A team of researchers out of UC Berkeley had the idea to tweak brewer’s yeast to brew up something much more interesting than just alcohol – cannabinoids. In 2019, they announced the “Complete biosynthesis of cannabinoids and their unnatural analogues in yeast,” effectively turning simple sugars into cannabinoids; in other words, spinning gold from straw. In a nutshell, they engineered a yeast to contain cannabis genes and produce the needed chemical precursors to make cannabinoids. “For the consumer, the benefits are high-quality, low-cost CBD and THC: you get exactly what you want from yeast,” said Jay Keasling, a faculty scientist at Lawrence Berkeley National Laboratory, “It is a safer, more environmentally friendly way to produce cannabinoids.” A 2022 study by a different group of researchers noted that this sort of engineering can be done not just with yeast, but also with bacteria. At least one company, Hyasynth Bio, has attempted to bring products to market made using cannabinoids from yeast.

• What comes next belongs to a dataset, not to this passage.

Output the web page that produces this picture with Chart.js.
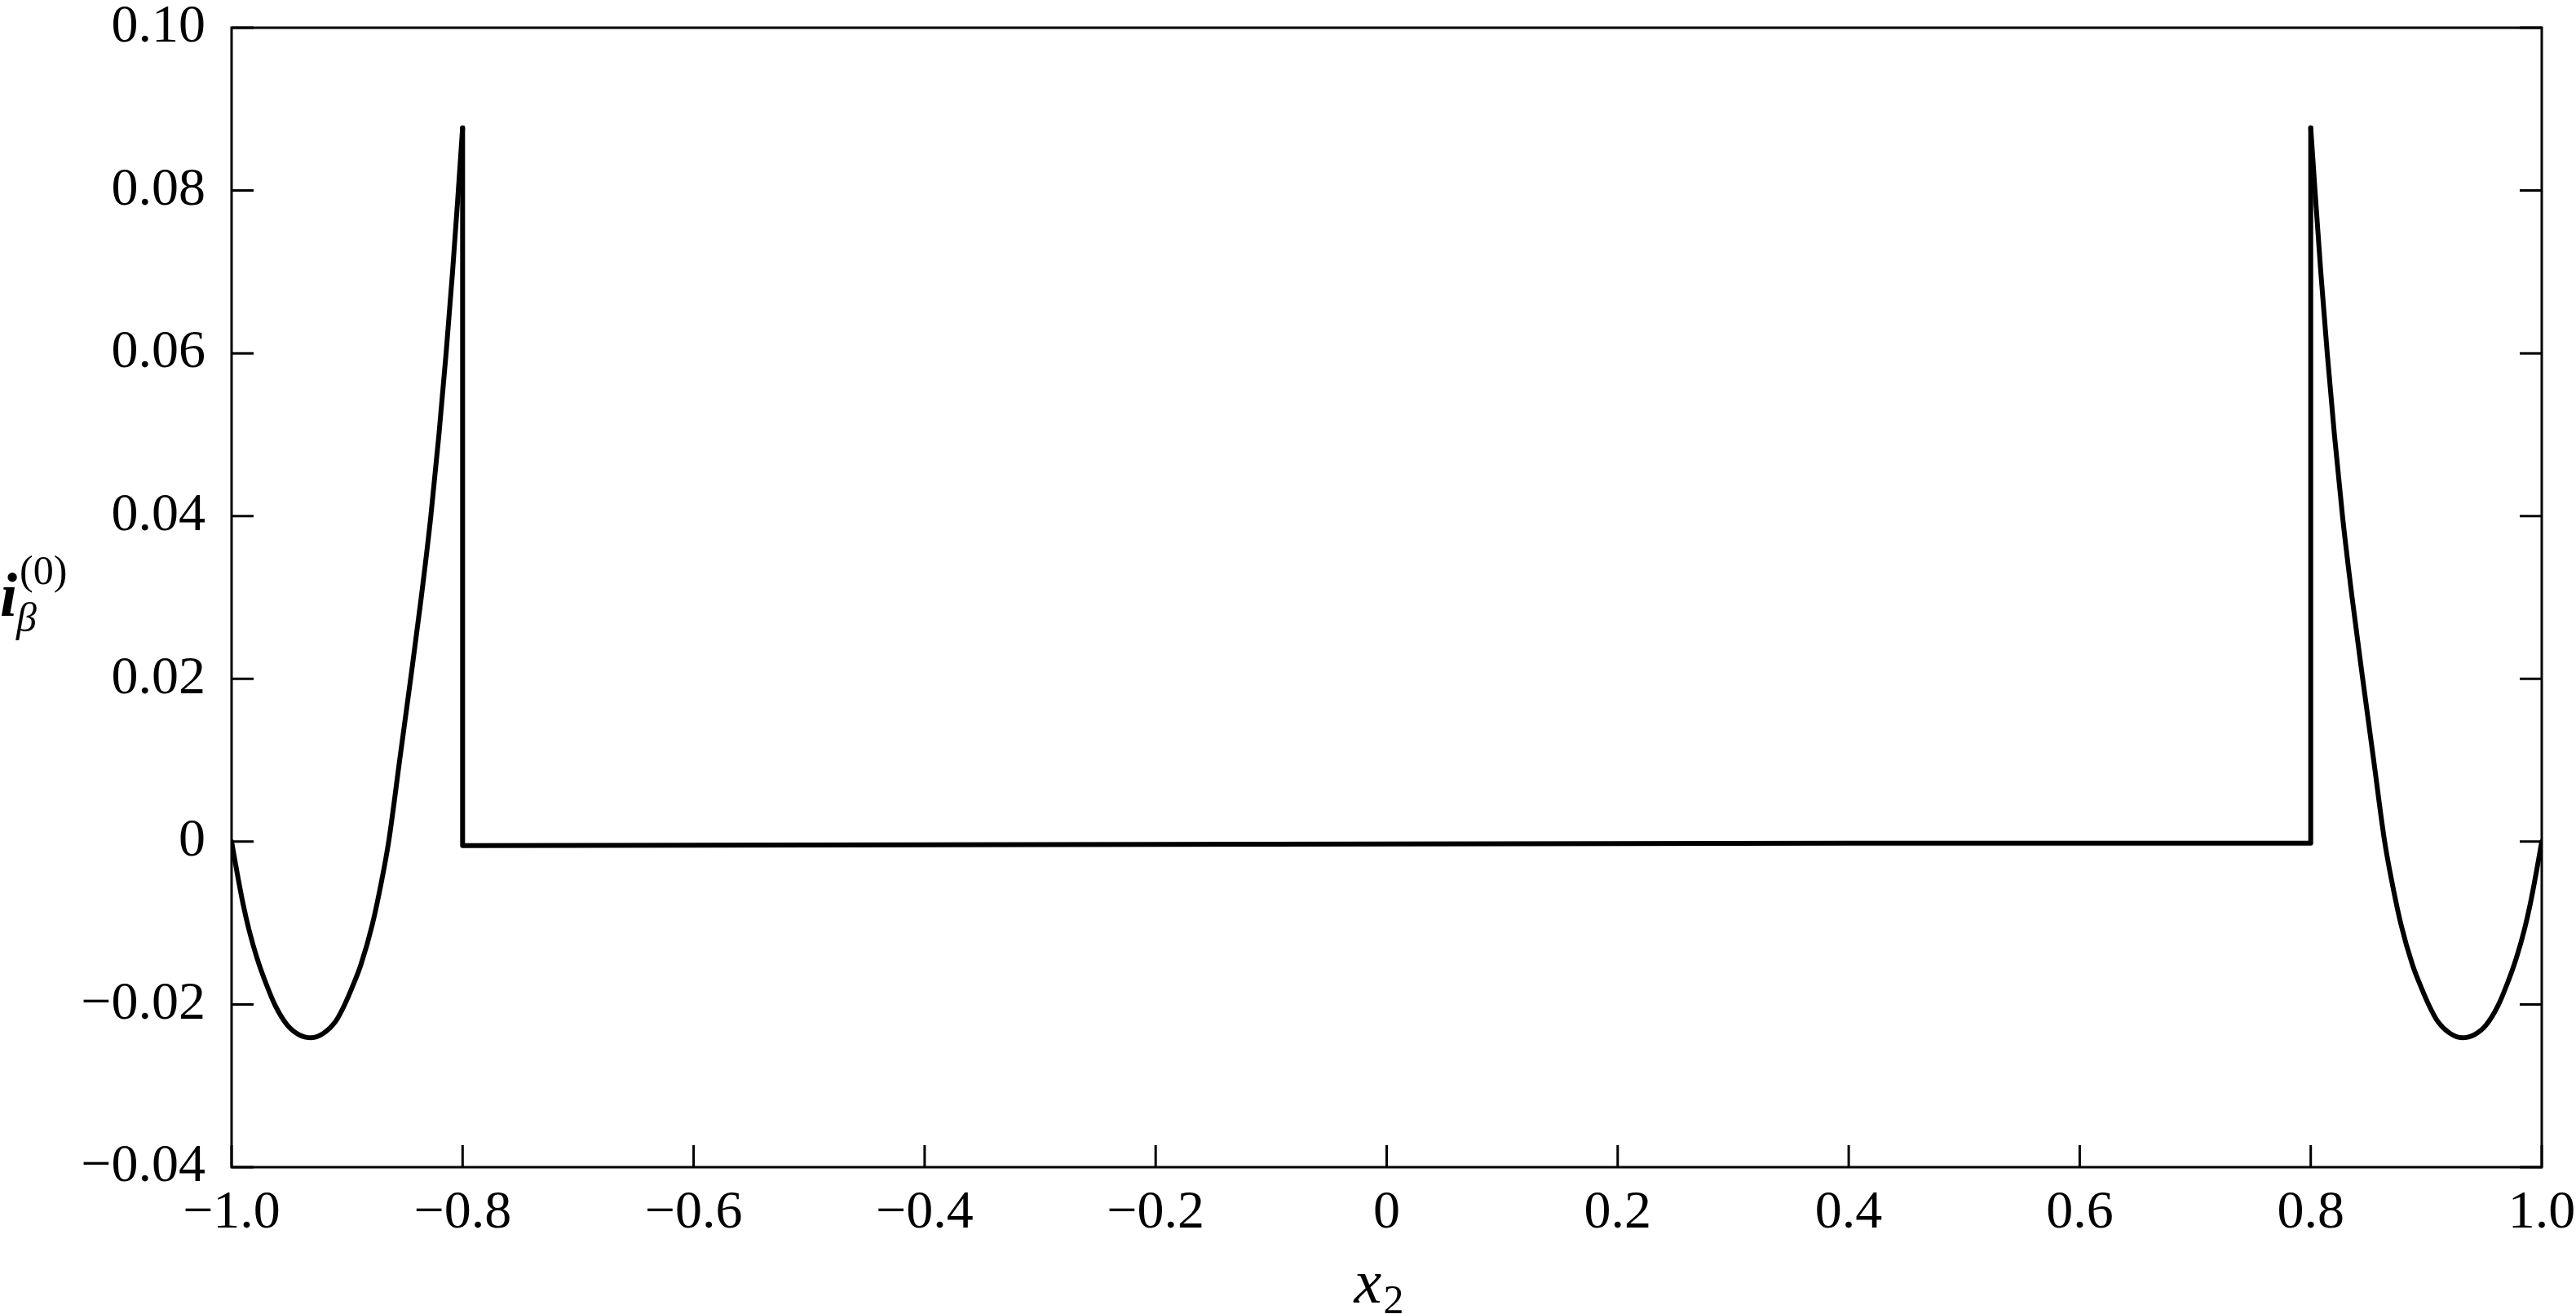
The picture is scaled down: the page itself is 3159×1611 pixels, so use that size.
<!DOCTYPE html>
<html>
<head>
<meta charset="utf-8">
<script src="https://cdn.jsdelivr.net/npm/chart.js@4.4.1/dist/chart.umd.min.js"></script>
<style>
  html, body { margin: 0; padding: 0; background: #fff; }
  canvas { display: block; }
</style>
</head>
<body>
<canvas id="plot" width="3159" height="1611"></canvas>
<script>
// Values
const leftX = [-1.0, -0.995, -0.990, -0.985, -0.978, -0.970, -0.962, -0.952, -0.942, -0.931, -0.920, -0.910, -0.902, -0.895,
    -0.888, -0.878, -0.8705, -0.864, -0.8545, -0.8450, -0.8358, -0.8275, -0.8205, -0.8143, -0.8087, -0.8037, -0.800];
const leftY = [0, -0.0040, -0.0077, -0.0108, -0.0143, -0.0175, -0.0202, -0.0225, -0.0237, -0.0241, -0.0235, -0.0221, -0.0200, -0.0177,
    -0.0151, -0.0101, -0.0051, 0, 0.010, 0.020, 0.030, 0.040, 0.050, 0.060, 0.070, 0.080, 0.0877];

// vertical drop at -0.8, almost flat middle part, vertical rise at 0.8
const stepX = [-0.800, -0.800, -0.400, 0.000, 0.400, 0.800, 0.800];
const stepY = [0.0877, -0.0005, -0.0004, -0.0003, -0.0002, -0.0002, 0.0877];

const rightX = [0.800, 0.8037, 0.8087, 0.8143, 0.8205, 0.8275, 0.8358, 0.8450, 0.8545, 0.864, 0.8705, 0.878, 0.888,
    0.895, 0.902, 0.910, 0.920, 0.931, 0.942, 0.952, 0.962, 0.970, 0.978, 0.985, 0.990, 0.995, 1.0];
const rightY = [0.0877, 0.080, 0.070, 0.060, 0.050, 0.040, 0.030, 0.020, 0.010, 0, -0.0051, -0.0101, -0.0151,
    -0.0177, -0.0200, -0.0221, -0.0235, -0.0241, -0.0237, -0.0225, -0.0202, -0.0175, -0.0143, -0.0108, -0.0077, -0.0040, 0];

const xTicks = [-1.0, -0.8, -0.6, -0.4, -0.2, 0, 0.2, 0.4, 0.6, 0.8, 1.0];
const yTicks = [-0.04, -0.02, 0, 0.02, 0.04, 0.06, 0.08, 0.10];

const SERIF = "'Liberation Serif', 'Times New Roman', serif";

function toPoints(xs, ys) {
    return xs.map((x, i) => ({ x: x, y: ys[i] }));
}

function fmt(v, digits) {
    if (Math.abs(v) < 1e-9) return '0';
    const s = Math.abs(v).toFixed(digits);
    return v < 0 ? '\u2212' + s : s;
}

function lineSet(xs, ys, smooth) {
    return {
        data: toPoints(xs, ys),
        showLine: true,
        borderColor: '#000',
        borderWidth: 6,
        borderCapStyle: 'round',
        borderJoinStyle: 'round',
        pointRadius: 0,
        fill: false,
        tension: 0,
        cubicInterpolationMode: smooth ? 'monotone' : 'default'
    };
}

// frame + inward tick marks + axis titles
const framePlugin = {
    id: 'frame',
    afterDraw(chart) {
        const ctx = chart.ctx;
        const a = chart.chartArea;
        const xs = chart.scales.x;
        const ys = chart.scales.y;
        const tl = 27;
        ctx.save();
        ctx.strokeStyle = '#000';
        ctx.lineWidth = 3;
        ctx.strokeRect(a.left, a.top, a.right - a.left, a.bottom - a.top);
        ctx.beginPath();
        xTicks.forEach(v => {
            const px = xs.getPixelForValue(v);
            ctx.moveTo(px, a.bottom);
            ctx.lineTo(px, a.bottom - tl);
        });
        yTicks.forEach(v => {
            const py = ys.getPixelForValue(v);
            ctx.moveTo(a.left, py);
            ctx.lineTo(a.left + tl, py);
            ctx.moveTo(a.right, py);
            ctx.lineTo(a.right - tl, py);
        });
        ctx.stroke();

        ctx.fillStyle = '#000';
        ctx.textBaseline = 'alphabetic';
        ctx.textAlign = 'left';
        // y title: i_beta^(0)
        ctx.font = 'italic bold 76px ' + SERIF;
        ctx.fillText('i', 0, 755);
        ctx.font = 'italic 50px ' + SERIF;
        ctx.fillText('\u03B2', 20, 774);
        ctx.font = '50px ' + SERIF;
        ctx.fillText('(0)', 24, 716);
        // x title: x_2
        const cx = (a.left + a.right) / 2;
        ctx.font = 'italic 76px ' + SERIF;
        ctx.fillText('x', cx - 40, 1597);
        ctx.font = '50px ' + SERIF;
        ctx.fillText('2', cx - 4, 1610);
        ctx.restore();
    }
};

new Chart(document.getElementById('plot').getContext('2d'), {
    type: 'scatter',
    data: {
        datasets: [
            lineSet(leftX, leftY, true),
            lineSet(stepX, stepY, false),
            lineSet(rightX, rightY, true)
        ]
    },
    options: {
        responsive: false,
        devicePixelRatio: 1,
        animation: false,
        layout: { padding: { left: 0, right: 42, top: 34, bottom: 0 } },
        plugins: {
            legend: { display: false },
            tooltip: { enabled: false }
        },
        scales: {
            x: {
                type: 'linear',
                min: -1,
                max: 1,
                afterBuildTicks: s => { s.ticks = xTicks.map(v => ({ value: v })); },
                afterFit: s => { s.height = 180; s.paddingLeft = 0; s.paddingRight = 0; },
                grid: { display: false, drawTicks: false },
                border: { display: false },
                ticks: {
                    padding: 17,
                    color: '#000',
                    maxRotation: 0,
                    autoSkip: false,
                    font: { family: SERIF, size: 66 },
                    callback: v => fmt(v, 1)
                }
            },
            y: {
                type: 'linear',
                min: -0.04,
                max: 0.10,
                afterBuildTicks: s => { s.ticks = yTicks.map(v => ({ value: v })); },
                afterFit: s => { s.width = 284; s.paddingTop = 0; s.paddingBottom = 0; },
                grid: { display: false, drawTicks: false },
                border: { display: false },
                ticks: {
                    padding: 32,
                    color: '#000',
                    autoSkip: false,
                    font: { family: SERIF, size: 66 },
                    callback: v => fmt(v, 2)
                }
            }
        }
    },
    plugins: [framePlugin]
});
</script>
</body>
</html>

It may not sound as appealing as using brewer’s yeast as the starting point, but multiple teams of researchers are tweaking algae to produce cannabinoids. As early as 2018, the US Patent And Trademark Office received at least one application regarding a “method for producing a cannabinoid in algae.” In 2020, a team of researchers based out of the University of Quebec, partnered with the Canadian government, announced they were “the first to demonstrate that cannabinoids can be successfully grown in microalgae.” While algae is large enough to be seen with the naked eye, microalgaes are single-celled organisms and may be prokaryotic (like cyanobacteria) or eukaryotic (like green algae).
Even More Sources of Cannabimimetics
While this article focused on black pepper, olive oil, wooly umbrella, and engineering algae or yeast, that is by no means an exhaustive list of non-cannabis sources for things that interact with the ECS.
Gertsch, the same researcher who identified BCP as a dietary cannabinoid, followed up on his 2008 study with another two years later that did a deep dive into plants containing cannabimimetics. Back in the 1990s, some constituents in chocolate were shown to inhibit the breakdown of anandamide, offering some benefits to the ECS. Soon after, some alkamides in echinacea were demonstrated to interact with the CB2 receptor. Those benefits of chocolate and echinacea to the ECS were further supported by additional studies in the early 2000s. The common rue and brassica vegetables (i.e. cabbage, cauliflower, and broccoli) have been shown to contain the anticarcinogenic metabolite 3,3′-diindolylmethane, which interacts with the CB2 receptor. The hallucinogenic herb Salvia divinorum was also found to display “indirect cannabimimetic effects at CB1” but the mechanism of action is unknown. Finally, a 2018 study found that a chemical in liverwort “resembles THC in its 3D shape, and can bind to many of the same cannabinoid receptors as THC.”
Despite all these many ways to produce cannabinoids from something other than cannabis plants, none has seen mass use in the marketplace yet. It is only a matter of time before consumers will need to decide between more than just cannabis or hemp derived products, and may need to consider cannabinoids from yeast, bacteria, algae, or even wooly umbrella.